One of my favorite books this year so far has been “The Speed of Trust” by Stephen M.R. Covey and Rebecca R. Merrill. They reference one thing in common to everyone, (especially Leaders) and if removed will divide a team, destroy a government, ruin relationships, and cause most businesses to fail.
Yet, if nurtured and leveraged can create incredible growth, a strong culture and success in all areas of your business.
This one thing is TRUST.
According to Covey and Merrill, there are five waves of trust that have to occur in order to be a successful leader.
If you aspire to be a phenomenal leader, I strongly encourage you to read the Cliff’s Notes from my learning and reach out if you want to discuss the topic in more detail.
The Five Waves of Trust in Leadership
The First Wave: Self Trust
Great Leadership starts by your willingness to learn and I suggest you start by answering the following questions. Do you possess the ability to set and achieve goals? Do you keep your commitments? Do you walk your talk? Do you inspire trust in others?
In order to gain trust, you must have credibility and be believable.
The four cores of credibility that are derived from character and competence, which cause others to find you credible and believable are noted below:
- Integrity. This is about being honest and walking your talk. It is being consistent inside and out even when others are not watching. A CEO who tells their employees one thing but then does another will build resentment and lack of trust in their leadership.
- Intent. Our motives and agendas are our intent. Trust grows when we genuinely care about others and strive to benefit all parties involved. Suspecting hidden agendas from a leader leads to suspicion and distrust.
- Capabilities. These are the abilities that we possess such as skills, knowledge, talents, and gifts. Would you trust a pilot that did not have the knowledge to fly a plane?
- Results. Our performance and track record demonstrate our results. When we follow through with our commitments and achieve the results we set out to accomplish, trust is built.

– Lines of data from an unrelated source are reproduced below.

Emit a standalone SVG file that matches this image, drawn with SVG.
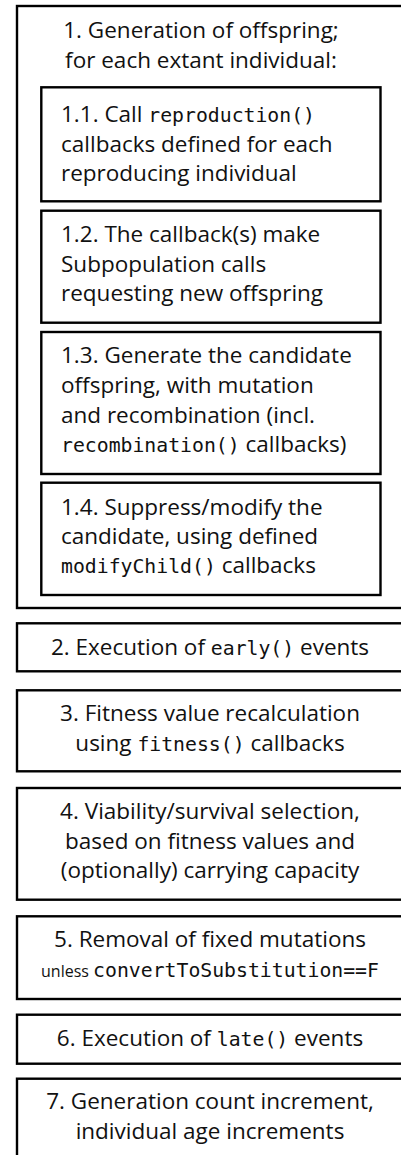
<svg xmlns="http://www.w3.org/2000/svg" width="401" height="1155" viewBox="0 0 401 1155">
<style>
rect{fill:#fff;stroke:#000;stroke-width:2.4}
text{font-family:"Open Sans","Noto Sans",sans-serif;font-size:22.5px;fill:#111}
.c{text-anchor:middle}
.m{font-family:"DejaVu Sans Mono","Liberation Mono",monospace;font-size:19.8px}
.s{font-size:16px}
</style>
<rect x="0" y="0" width="401" height="1155" style="stroke:none;fill:#fff"/>
<g id="connectors"/>
<g id="n1">
<rect x="17" y="6" width="388" height="602"/>
<text class="c" x="201" y="37.5">1. Generation of offspring;</text>
<text class="c" x="201" y="67.5">for each extant individual:</text>
</g>
<g id="n1_1">
<rect x="41.3" y="87.3" width="339.2" height="114"/>
<text x="61" y="122">1.1. Call <tspan class="m">reproduction()</tspan></text>
<text x="61" y="151.5">callbacks defined for each</text>
<text x="61" y="181">reproducing individual</text>
</g>
<g id="n1_2">
<rect x="41.3" y="210.7" width="339.2" height="112"/>
<text x="61" y="242">1.2. The callback(s) make</text>
<text x="61" y="271.5">Subpopulation calls</text>
<text x="61" y="301">requesting new offspring</text>
</g>
<g id="n1_3">
<rect x="41.3" y="332" width="339.2" height="142"/>
<text x="61" y="362.7">1.3. Generate the candidate</text>
<text x="61" y="392.5">offspring, with mutation</text>
<text x="61" y="422.5">and recombination (incl.</text>
<text x="61" y="452"><tspan class="m">recombination()</tspan> callbacks)</text>
</g>
<g id="n1_4">
<rect x="41.3" y="482.7" width="339.2" height="112.3"/>
<text x="61" y="514.5">1.4. Suppress/modify the</text>
<text x="61" y="544">candidate, using defined</text>
<text x="61" y="573"><tspan class="m">modifyChild()</tspan> callbacks</text>
</g>
<g id="n2">
<rect x="17" y="623.3" width="386" height="48"/>
<text class="c" x="210" y="655">2. Execution of <tspan class="m">early()</tspan> events</text>
</g>
<g id="n3">
<rect x="17" y="690.3" width="386" height="81"/>
<text class="c" x="210" y="720.5">3. Fitness value recalculation</text>
<text class="c" x="210" y="751">using <tspan class="m">fitness()</tspan> callbacks</text>
</g>
<g id="n4">
<rect x="17" y="788" width="386" height="111.7"/>
<text class="c" x="210" y="819">4. Viability/survival selection,</text>
<text class="c" x="210" y="848.5">based on fitness values and</text>
<text class="c" x="210" y="878">(optionally) carrying capacity</text>
</g>
<g id="n5">
<rect x="17" y="916.3" width="386" height="82.7"/>
<text class="c" x="210" y="946.5">5. Removal of fixed mutations</text>
<text class="c" x="210" y="976.5"><tspan class="s">unless </tspan><tspan class="m">convertToSubstitution==F</tspan></text>
</g>
<g id="n6">
<rect x="17" y="1014.7" width="386" height="49"/>
<text class="c" x="210" y="1046.4">6. Execution of <tspan class="m">late()</tspan> events</text>
</g>
<g id="n7">
<rect x="17" y="1078.7" width="386" height="100"/>
<text class="c" x="210" y="1108.5">7. Generation count increment,</text>
<text class="c" x="210" y="1138.5">individual age increments</text>
</g>
</svg>
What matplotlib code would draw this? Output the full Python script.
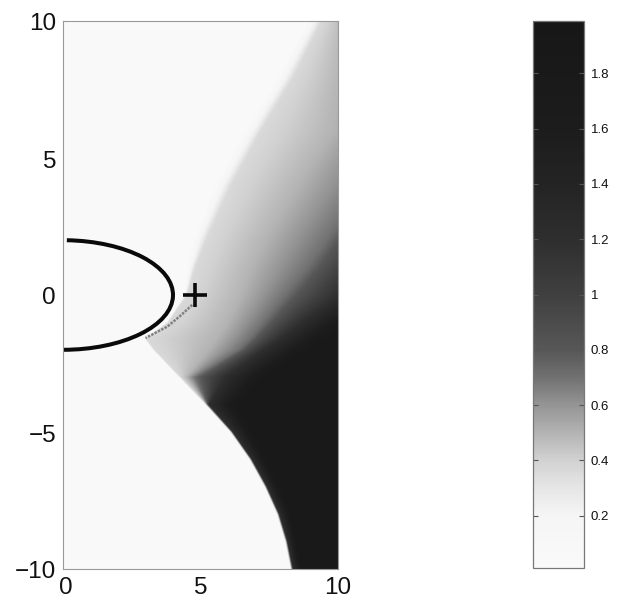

The Second Wave: Relational Trust
Relational Trust is grounded in consistent behaviors. There are 13 key behaviors common in all high-trust leaders. These behaviors are actionable and universal and have been proven to establish trusting relationships in thriving civilizations throughout history.
The 13 behaviors are:
- Straight Talk.
- Demonstrate Respect.
- Create Transparency.
- Right Wrongs.
- Show Loyalty.
- Deliver Results.
- Get Better.
- Confront Reality.
- Clarify Expectations.
- Practice Accountability.
- Listen First.
- Keep Commitments.
- Extend Trust.
The Third Wave: Organizational Trust
Organizational Trust is about establishing trust with your company’s internal stakeholders. This wave relies upon alignment. That is to say, the team should be in alignment with the Leader. You, as the Leader, have a responsibility to ensure that everyone on the team is in alignment – that you are all singing off the same hymn page, so to speak.
The Fourth Wave: Market Trust
Market Trust is about trust with the external stakeholders. This is created by reputation. Your brand represents your reputation. Look at familiar logos you know. They most likely invoke a certain feeling in you, one of trust or distrust. Take a look at your organization and ask the following questions: What would your market say about your organization? Do they find a consistent demonstration of an organization worth trusting? What is your brand communicating to them?
The Fifth Wave: Societal Trust
Societal Trust is built through contributions to society. People are watching how companies give and grow as a part of the larger picture that is our world. So, as a leader, have you set your company culture up to be one of meaning and purpose? How does your company reach out in your community? What do you have in place that demonstrates giving?
Now is the perfect time of the year to take a step back and evaluate these 5 waves of trust both individually as a leader and as an organization. Define areas to improve, set specific action steps, put them into action and enjoy the journey of demonstrating phenomenal leadership.